---------- PROVIDED MATERIAL ----------
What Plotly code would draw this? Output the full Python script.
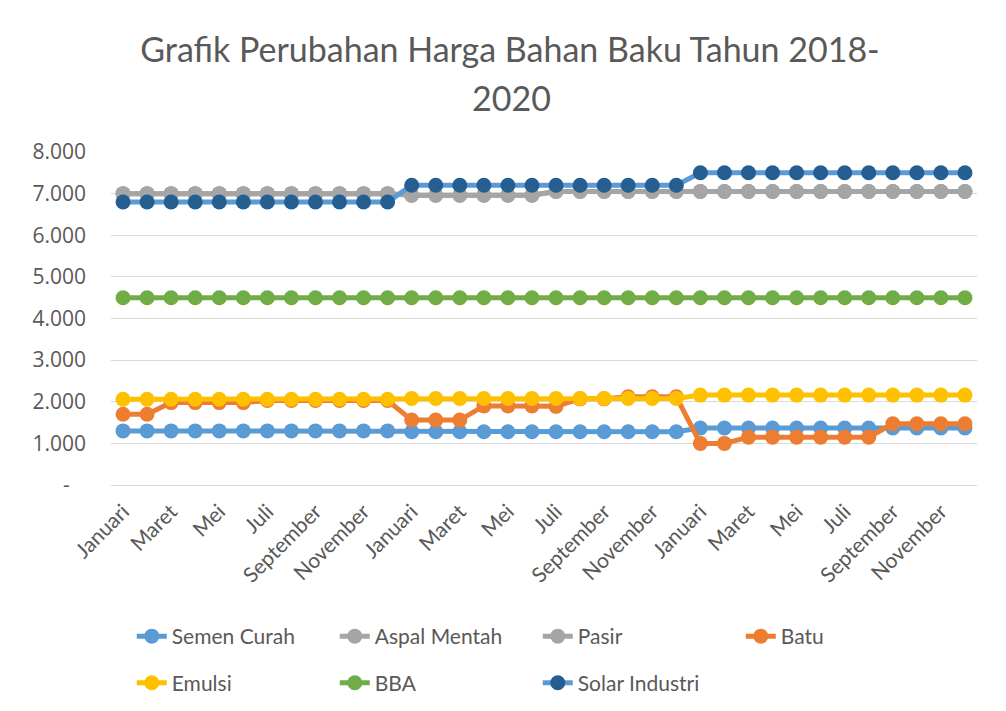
import plotly.graph_objects as go

months = ["Januari", "Februari", "Maret", "April", "Mei", "Juni", "Juli",
          "Agustus", "September", "Oktober", "November", "Desember"]
categories = [f"{m} {y}" for y in (2018, 2019, 2020) for m in months]
tick_labels = [m for y in (2018, 2019, 2020) for m in months]

semen_curah = [1300]*12 + [1280]*12 + [1370]*12
aspal_mentah = [7000]*12 + [6960]*6 + [7050]*6 + [7050]*12
pasir = [7000]*12 + [6960]*6 + [7050]*6 + [7050]*12
batu = ([1700, 1700] + [1980]*4 + [2030]*6 +
        [1560, 1560, 1560, 1900, 1900, 1900, 1890, 2070, 2070, 2120, 2120, 2120] +
        [1000, 1000] + [1150]*6 + [1470]*4)
emulsi = [2060]*12 + [2080]*12 + [2160]*12
bba = [4500]*36
solar_industri = [6800]*12 + [7200]*12 + [7500]*12

ytick_vals = [0, 1000, 2000, 3000, 4000, 5000, 6000, 7000, 8000]
ytick_text = ["-\u00a0\u00a0\u00a0", "1.000", "2.000", "3.000", "4.000",
              "5.000", "6.000", "7.000", "8.000"]

series = [
    ("Semen Curah", semen_curah, "#5B9BD5", "#5B9BD5", "legend"),
    ("Aspal Mentah", aspal_mentah, "#A5A5A5", "#A5A5A5", "legend"),
    ("Pasir", pasir, "#A5A5A5", "#A5A5A5", "legend"),
    ("Batu", batu, "#ED7D31", "#ED7D31", "legend"),
    ("Emulsi", emulsi, "#FFC000", "#FFC000", "legend2"),
    ("BBA", bba, "#70AD47", "#70AD47", "legend2"),
    ("Solar Industri", solar_industri, "#5B9BD5", "#255E91", "legend2"),
]

x_idx = list(range(len(categories)))

fig = go.Figure()
for name, vals, lc, mc, lg in series:
    fig.add_trace(go.Scatter(
        x=x_idx, y=vals, name=name, mode="lines+markers",
        line=dict(color=lc, width=5),
        marker=dict(color=mc, size=15),
        legend=lg,
        customdata=categories,
        hovertemplate="%{customdata}: %{y}<extra>" + name + "</extra>",
    ))

font_fam = "Lato, 'Open Sans', sans-serif"
leg_common = dict(orientation="h", xanchor="left", yanchor="middle",
                  entrywidth=158, entrywidthmode="pixels",
                  font=dict(family=font_fam, size=21, color="#595959"),
                  bgcolor="rgba(0,0,0,0)")
fig.update_layout(
    width=998, height=703,
    paper_bgcolor="white", plot_bgcolor="white",
    margin=dict(l=103, r=29, t=144, b=226, autoexpand=False),
    title=dict(text="Grafik Perubahan Harga Bahan Baku Tahun 2018-",
               x=0.503, xanchor="center", y=0.940, yanchor="middle",
               font=dict(family=font_fam, size=34, color="#595959")),
    font=dict(family=font_fam, color="#595959"),
    showlegend=True,
    legend=dict(x=0.024, y=-0.455, **leg_common),
    legend2=dict(x=0.024, y=-0.595, **leg_common),
)
fig.add_annotation(text="2020", xref="paper", yref="paper", x=0.463, y=1.165,
                   xanchor="center", yanchor="middle", showarrow=False,
                   font=dict(family=font_fam, size=34, color="#595959"))
fig.update_xaxes(
    range=[-0.5, 35.5], tickmode="array",
    tickvals=x_idx[::2], ticktext=tick_labels[::2],
    tickangle=-45, showgrid=False, zeroline=False,
    showline=True, linecolor="#D9D9D9", linewidth=1,
    ticklabelstandoff=5,
    tickfont=dict(family=font_fam, size=21, color="#595959"),
)
fig.update_yaxes(
    range=[0, 8000], tickmode="array", tickvals=ytick_vals, ticktext=ytick_text,
    showgrid=True, gridcolor="#D9D9D9", gridwidth=1, zeroline=False,
    showline=False, ticks="", ticklabelstandoff=24,
    tickfont=dict(family="'Open Sans', sans-serif", size=21, color="#595959"),
)

fig.write_html("out.html")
----------
#### [WHAT TO PRODUCE]
From the material above, copy everything exactly but the pictures.

#### [REPLY TO THE EXERCISE]
What Plotly code would draw this? Output the full Python script.
import plotly.graph_objects as go

months = ["Januari", "Februari", "Maret", "April", "Mei", "Juni", "Juli",
          "Agustus", "September", "Oktober", "November", "Desember"]
categories = [f"{m} {y}" for y in (2018, 2019, 2020) for m in months]
tick_labels = [m for y in (2018, 2019, 2020) for m in months]

semen_curah = [1300]*12 + [1280]*12 + [1370]*12
aspal_mentah = [7000]*12 + [6960]*6 + [7050]*6 + [7050]*12
pasir = [7000]*12 + [6960]*6 + [7050]*6 + [7050]*12
batu = ([1700, 1700] + [1980]*4 + [2030]*6 +
        [1560, 1560, 1560, 1900, 1900, 1900, 1890, 2070, 2070, 2120, 2120, 2120] +
        [1000, 1000] + [1150]*6 + [1470]*4)
emulsi = [2060]*12 + [2080]*12 + [2160]*12
bba = [4500]*36
solar_industri = [6800]*12 + [7200]*12 + [7500]*12

ytick_vals = [0, 1000, 2000, 3000, 4000, 5000, 6000, 7000, 8000]
ytick_text = ["-\u00a0\u00a0\u00a0", "1.000", "2.000", "3.000", "4.000",
              "5.000", "6.000", "7.000", "8.000"]

series = [
    ("Semen Curah", semen_curah, "#5B9BD5", "#5B9BD5", "legend"),
    ("Aspal Mentah", aspal_mentah, "#A5A5A5", "#A5A5A5", "legend"),
    ("Pasir", pasir, "#A5A5A5", "#A5A5A5", "legend"),
    ("Batu", batu, "#ED7D31", "#ED7D31", "legend"),
    ("Emulsi", emulsi, "#FFC000", "#FFC000", "legend2"),
    ("BBA", bba, "#70AD47", "#70AD47", "legend2"),
    ("Solar Industri", solar_industri, "#5B9BD5", "#255E91", "legend2"),
]

x_idx = list(range(len(categories)))

fig = go.Figure()
for name, vals, lc, mc, lg in series:
    fig.add_trace(go.Scatter(
        x=x_idx, y=vals, name=name, mode="lines+markers",
        line=dict(color=lc, width=5),
        marker=dict(color=mc, size=15),
        legend=lg,
        customdata=categories,
        hovertemplate="%{customdata}: %{y}<extra>" + name + "</extra>",
    ))

font_fam = "Lato, 'Open Sans', sans-serif"
leg_common = dict(orientation="h", xanchor="left", yanchor="middle",
                  entrywidth=158, entrywidthmode="pixels",
                  font=dict(family=font_fam, size=21, color="#595959"),
                  bgcolor="rgba(0,0,0,0)")
fig.update_layout(
    width=998, height=703,
    paper_bgcolor="white", plot_bgcolor="white",
    margin=dict(l=103, r=29, t=144, b=226, autoexpand=False),
    title=dict(text="Grafik Perubahan Harga Bahan Baku Tahun 2018-",
               x=0.503, xanchor="center", y=0.940, yanchor="middle",
               font=dict(family=font_fam, size=34, color="#595959")),
    font=dict(family=font_fam, color="#595959"),
    showlegend=True,
    legend=dict(x=0.024, y=-0.455, **leg_common),
    legend2=dict(x=0.024, y=-0.595, **leg_common),
)
fig.add_annotation(text="2020", xref="paper", yref="paper", x=0.463, y=1.165,
                   xanchor="center", yanchor="middle", showarrow=False,
                   font=dict(family=font_fam, size=34, color="#595959"))
fig.update_xaxes(
    range=[-0.5, 35.5], tickmode="array",
    tickvals=x_idx[::2], ticktext=tick_labels[::2],
    tickangle=-45, showgrid=False, zeroline=False,
    showline=True, linecolor="#D9D9D9", linewidth=1,
    ticklabelstandoff=5,
    tickfont=dict(family=font_fam, size=21, color="#595959"),
)
fig.update_yaxes(
    range=[0, 8000], tickmode="array", tickvals=ytick_vals, ticktext=ytick_text,
    showgrid=True, gridcolor="#D9D9D9", gridwidth=1, zeroline=False,
    showline=False, ticks="", ticklabelstandoff=24,
    tickfont=dict(family="'Open Sans', sans-serif", size=21, color="#595959"),
)

fig.write_html("out.html")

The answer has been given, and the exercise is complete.